Retype each line of the material exactly, please, skipping any picture in it.
----
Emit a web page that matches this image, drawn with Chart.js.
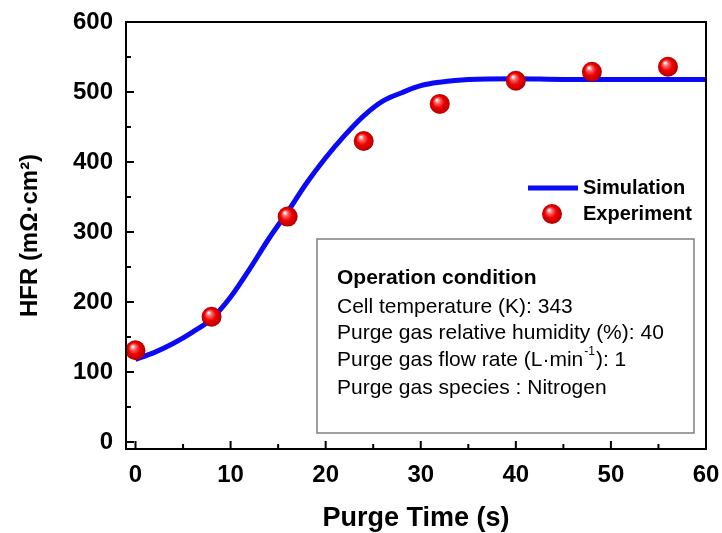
<!DOCTYPE html>
<html>
<head>
<meta charset="utf-8">
<script src="https://cdn.jsdelivr.net/npm/chart.js@4.4.1/dist/chart.umd.min.js"></script>
<style>
html, body { margin: 0; padding: 0; background: #fff; }
</style>
</head>
<body>
<canvas id="hfrChart" width="722" height="533"></canvas>
<script>
// measured points (red balls)
const expTime = [0, 8, 16, 24, 32, 40, 48, 56];
const expHFR = [131, 179, 322, 430, 483, 516, 529, 536];

// simulation curve
const simTime = [0, 2, 4, 6, 8, 10, 12, 14, 16, 18, 20, 22, 24, 26, 28, 30, 32, 35, 40, 45, 50, 55, 60];
const simHFR = [118, 128, 141, 157, 176, 207, 247, 290, 329, 370, 406, 438, 466, 487, 499, 509, 514, 518, 519, 518, 518, 518, 518];

const xTicks = [0, 10, 20, 30, 40, 50, 60];
const yTicks = [0, 100, 200, 300, 400, 500, 600];
const xMinor = [5, 15, 25, 35, 45, 55];
const yMinor = [50, 150, 250, 350, 450, 550];

const infoLines = [
    'Cell temperature (K): 343',
    'Purge gas relative humidity (%): 40',
    'Purge gas flow rate (L·min',
    'Purge gas species : Nitrogen'
];

const FONT = '"Liberation Sans", Arial, sans-serif';
Chart.defaults.font.family = FONT;
Chart.defaults.color = '#000';

function ballFill(ctx, x, y, r) {
    const g = ctx.createRadialGradient(x - r * 0.3, y - r * 0.4, r * 0.05, x, y, r);
    g.addColorStop(0, '#ffffff');
    g.addColorStop(0.22, '#ff6a6a');
    g.addColorStop(0.55, '#f20000');
    g.addColorStop(1, '#b00000');
    return g;
}

// box, inward ticks, legend and the text box
const decor = {
    id: 'decor',
    afterDatasetsDraw(chart) {
        const ctx = chart.ctx;
        const a = chart.chartArea;
        const xs = chart.scales.x, ys = chart.scales.y;
        ctx.save();
        ctx.strokeStyle = '#000';
        ctx.lineWidth = 2;
        ctx.strokeRect(a.left, a.top, a.right - a.left, a.bottom - a.top);

        ctx.beginPath();
        xTicks.forEach(v => { const p = xs.getPixelForValue(v); ctx.moveTo(p, a.bottom); ctx.lineTo(p, a.bottom - 8); });
        xMinor.forEach(v => { const p = xs.getPixelForValue(v); ctx.moveTo(p, a.bottom); ctx.lineTo(p, a.bottom - 5); });
        yTicks.forEach(v => { const p = ys.getPixelForValue(v); ctx.moveTo(a.left, p); ctx.lineTo(a.left + 8, p); });
        yMinor.forEach(v => { const p = ys.getPixelForValue(v); ctx.moveTo(a.left, p); ctx.lineTo(a.left + 5, p); });
        ctx.stroke();

        // legend
        ctx.strokeStyle = '#0a0af5';
        ctx.lineWidth = 5;
        ctx.beginPath();
        ctx.moveTo(528, 188);
        ctx.lineTo(578, 188);
        ctx.stroke();
        ctx.fillStyle = ballFill(ctx, 552, 214, 10);
        ctx.beginPath();
        ctx.arc(552, 214, 10, 0, Math.PI * 2);
        ctx.fill();
        ctx.fillStyle = '#000';
        ctx.font = 'bold 20px ' + FONT;
        ctx.textBaseline = 'middle';
        ctx.fillText('Simulation', 583, 188);
        ctx.fillText('Experiment', 583, 214);

        // operation condition box
        ctx.strokeStyle = '#808080';
        ctx.lineWidth = 1.5;
        ctx.strokeRect(317, 239, 377, 194);
        ctx.font = 'bold 21px ' + FONT;
        ctx.fillText('Operation condition', 337, 278);
        ctx.font = '21px ' + FONT;
        const ys0 = [307, 333, 360, 388];
        infoLines.forEach((t, i) => ctx.fillText(t, 337, ys0[i]));
        let w = ctx.measureText(infoLines[2]).width;
        ctx.font = '12px ' + FONT;
        ctx.fillText('-1', 337 + w + 1, ys0[2] - 8);
        const w2 = ctx.measureText('-1').width;
        ctx.font = '21px ' + FONT;
        ctx.fillText('): 1', 337 + w + w2 + 2, ys0[2]);
        ctx.restore();
    }
};

const ctx = document.getElementById('hfrChart').getContext('2d');
const hfrChart = new Chart(ctx, {
    type: 'scatter',
    data: {
        datasets: [{
            label: 'Experiment',
            data: expTime.map((t, i) => ({ x: t, y: expHFR[i] })),
            order: 0,
            pointRadius: 10,
            pointBorderWidth: 0,
            backgroundColor: c => {
                if (c.type !== 'data' || !c.parsed) return '#f00';
                const s = c.chart.scales;
                const px = s.x.getPixelForValue(c.parsed.x);
                const py = s.y.getPixelForValue(c.parsed.y);
                if (!isFinite(px) || !isFinite(py)) return '#f00';
                return ballFill(c.chart.ctx, px, py, 10);
            },
            borderColor: 'rgba(0,0,0,0)'
        }, {
            label: 'Simulation',
            data: simTime.map((t, i) => ({ x: t, y: simHFR[i] })),
            order: 1,
            showLine: true,
            borderColor: '#0a0af5',
            borderWidth: 5,
            pointRadius: 0,
            cubicInterpolationMode: 'monotone'
        }]
    },
    options: {
        responsive: false,
        animation: false,
        layout: { padding: { top: 22, right: 16, left: 0, bottom: 0 } },
        plugins: { legend: { display: false }, tooltip: { enabled: false } },
        scales: {
            x: {
                type: 'linear', min: -1, max: 60,
                afterBuildTicks: s => { s.ticks = xTicks.map(v => ({ value: v })); },
                afterFit: s => { s.height = 84; s.paddingLeft = 0; s.paddingRight = 0; },
                grid: { display: false },
                border: { display: false },
                ticks: { font: { size: 24, weight: 'bold' }, padding: 4, maxRotation: 0 },
                title: { display: true, text: 'Purge Time (s)', font: { size: 27, weight: 'bold' }, padding: { top: 0, bottom: -2 } }
            },
            y: {
                type: 'linear', min: -10, max: 600,
                afterBuildTicks: s => { s.ticks = yTicks.map(v => ({ value: v })); },
                afterFit: s => { s.width = 126; s.paddingTop = 0; s.paddingBottom = 0; },
                grid: { display: false },
                border: { display: false },
                ticks: { font: { size: 24, weight: 'bold' }, padding: 5 },
                title: { display: true, text: 'HFR (mΩ·cm²)', font: { size: 24, weight: 'bold' }, padding: { top: 16, bottom: 0 } }
            }
        }
    },
    plugins: [decor]
});
</script>
</body>
</html>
----
◆ ANSWER FOR THIS EXERCISE ◆
Emit a web page that matches this image, drawn with Chart.js.
<!DOCTYPE html>
<html>
<head>
<meta charset="utf-8">
<script src="https://cdn.jsdelivr.net/npm/chart.js@4.4.1/dist/chart.umd.min.js"></script>
<style>
html, body { margin: 0; padding: 0; background: #fff; }
</style>
</head>
<body>
<canvas id="hfrChart" width="722" height="533"></canvas>
<script>
// measured points (red balls)
const expTime = [0, 8, 16, 24, 32, 40, 48, 56];
const expHFR = [131, 179, 322, 430, 483, 516, 529, 536];

// simulation curve
const simTime = [0, 2, 4, 6, 8, 10, 12, 14, 16, 18, 20, 22, 24, 26, 28, 30, 32, 35, 40, 45, 50, 55, 60];
const simHFR = [118, 128, 141, 157, 176, 207, 247, 290, 329, 370, 406, 438, 466, 487, 499, 509, 514, 518, 519, 518, 518, 518, 518];

const xTicks = [0, 10, 20, 30, 40, 50, 60];
const yTicks = [0, 100, 200, 300, 400, 500, 600];
const xMinor = [5, 15, 25, 35, 45, 55];
const yMinor = [50, 150, 250, 350, 450, 550];

const infoLines = [
    'Cell temperature (K): 343',
    'Purge gas relative humidity (%): 40',
    'Purge gas flow rate (L·min',
    'Purge gas species : Nitrogen'
];

const FONT = '"Liberation Sans", Arial, sans-serif';
Chart.defaults.font.family = FONT;
Chart.defaults.color = '#000';

function ballFill(ctx, x, y, r) {
    const g = ctx.createRadialGradient(x - r * 0.3, y - r * 0.4, r * 0.05, x, y, r);
    g.addColorStop(0, '#ffffff');
    g.addColorStop(0.22, '#ff6a6a');
    g.addColorStop(0.55, '#f20000');
    g.addColorStop(1, '#b00000');
    return g;
}

// box, inward ticks, legend and the text box
const decor = {
    id: 'decor',
    afterDatasetsDraw(chart) {
        const ctx = chart.ctx;
        const a = chart.chartArea;
        const xs = chart.scales.x, ys = chart.scales.y;
        ctx.save();
        ctx.strokeStyle = '#000';
        ctx.lineWidth = 2;
        ctx.strokeRect(a.left, a.top, a.right - a.left, a.bottom - a.top);

        ctx.beginPath();
        xTicks.forEach(v => { const p = xs.getPixelForValue(v); ctx.moveTo(p, a.bottom); ctx.lineTo(p, a.bottom - 8); });
        xMinor.forEach(v => { const p = xs.getPixelForValue(v); ctx.moveTo(p, a.bottom); ctx.lineTo(p, a.bottom - 5); });
        yTicks.forEach(v => { const p = ys.getPixelForValue(v); ctx.moveTo(a.left, p); ctx.lineTo(a.left + 8, p); });
        yMinor.forEach(v => { const p = ys.getPixelForValue(v); ctx.moveTo(a.left, p); ctx.lineTo(a.left + 5, p); });
        ctx.stroke();

        // legend
        ctx.strokeStyle = '#0a0af5';
        ctx.lineWidth = 5;
        ctx.beginPath();
        ctx.moveTo(528, 188);
        ctx.lineTo(578, 188);
        ctx.stroke();
        ctx.fillStyle = ballFill(ctx, 552, 214, 10);
        ctx.beginPath();
        ctx.arc(552, 214, 10, 0, Math.PI * 2);
        ctx.fill();
        ctx.fillStyle = '#000';
        ctx.font = 'bold 20px ' + FONT;
        ctx.textBaseline = 'middle';
        ctx.fillText('Simulation', 583, 188);
        ctx.fillText('Experiment', 583, 214);

        // operation condition box
        ctx.strokeStyle = '#808080';
        ctx.lineWidth = 1.5;
        ctx.strokeRect(317, 239, 377, 194);
        ctx.font = 'bold 21px ' + FONT;
        ctx.fillText('Operation condition', 337, 278);
        ctx.font = '21px ' + FONT;
        const ys0 = [307, 333, 360, 388];
        infoLines.forEach((t, i) => ctx.fillText(t, 337, ys0[i]));
        let w = ctx.measureText(infoLines[2]).width;
        ctx.font = '12px ' + FONT;
        ctx.fillText('-1', 337 + w + 1, ys0[2] - 8);
        const w2 = ctx.measureText('-1').width;
        ctx.font = '21px ' + FONT;
        ctx.fillText('): 1', 337 + w + w2 + 2, ys0[2]);
        ctx.restore();
    }
};

const ctx = document.getElementById('hfrChart').getContext('2d');
const hfrChart = new Chart(ctx, {
    type: 'scatter',
    data: {
        datasets: [{
            label: 'Experiment',
            data: expTime.map((t, i) => ({ x: t, y: expHFR[i] })),
            order: 0,
            pointRadius: 10,
            pointBorderWidth: 0,
            backgroundColor: c => {
                if (c.type !== 'data' || !c.parsed) return '#f00';
                const s = c.chart.scales;
                const px = s.x.getPixelForValue(c.parsed.x);
                const py = s.y.getPixelForValue(c.parsed.y);
                if (!isFinite(px) || !isFinite(py)) return '#f00';
                return ballFill(c.chart.ctx, px, py, 10);
            },
            borderColor: 'rgba(0,0,0,0)'
        }, {
            label: 'Simulation',
            data: simTime.map((t, i) => ({ x: t, y: simHFR[i] })),
            order: 1,
            showLine: true,
            borderColor: '#0a0af5',
            borderWidth: 5,
            pointRadius: 0,
            cubicInterpolationMode: 'monotone'
        }]
    },
    options: {
        responsive: false,
        animation: false,
        layout: { padding: { top: 22, right: 16, left: 0, bottom: 0 } },
        plugins: { legend: { display: false }, tooltip: { enabled: false } },
        scales: {
            x: {
                type: 'linear', min: -1, max: 60,
                afterBuildTicks: s => { s.ticks = xTicks.map(v => ({ value: v })); },
                afterFit: s => { s.height = 84; s.paddingLeft = 0; s.paddingRight = 0; },
                grid: { display: false },
                border: { display: false },
                ticks: { font: { size: 24, weight: 'bold' }, padding: 4, maxRotation: 0 },
                title: { display: true, text: 'Purge Time (s)', font: { size: 27, weight: 'bold' }, padding: { top: 0, bottom: -2 } }
            },
            y: {
                type: 'linear', min: -10, max: 600,
                afterBuildTicks: s => { s.ticks = yTicks.map(v => ({ value: v })); },
                afterFit: s => { s.width = 126; s.paddingTop = 0; s.paddingBottom = 0; },
                grid: { display: false },
                border: { display: false },
                ticks: { font: { size: 24, weight: 'bold' }, padding: 5 },
                title: { display: true, text: 'HFR (mΩ·cm²)', font: { size: 24, weight: 'bold' }, padding: { top: 16, bottom: 0 } }
            }
        }
    },
    plugins: [decor]
});
</script>
</body>
</html>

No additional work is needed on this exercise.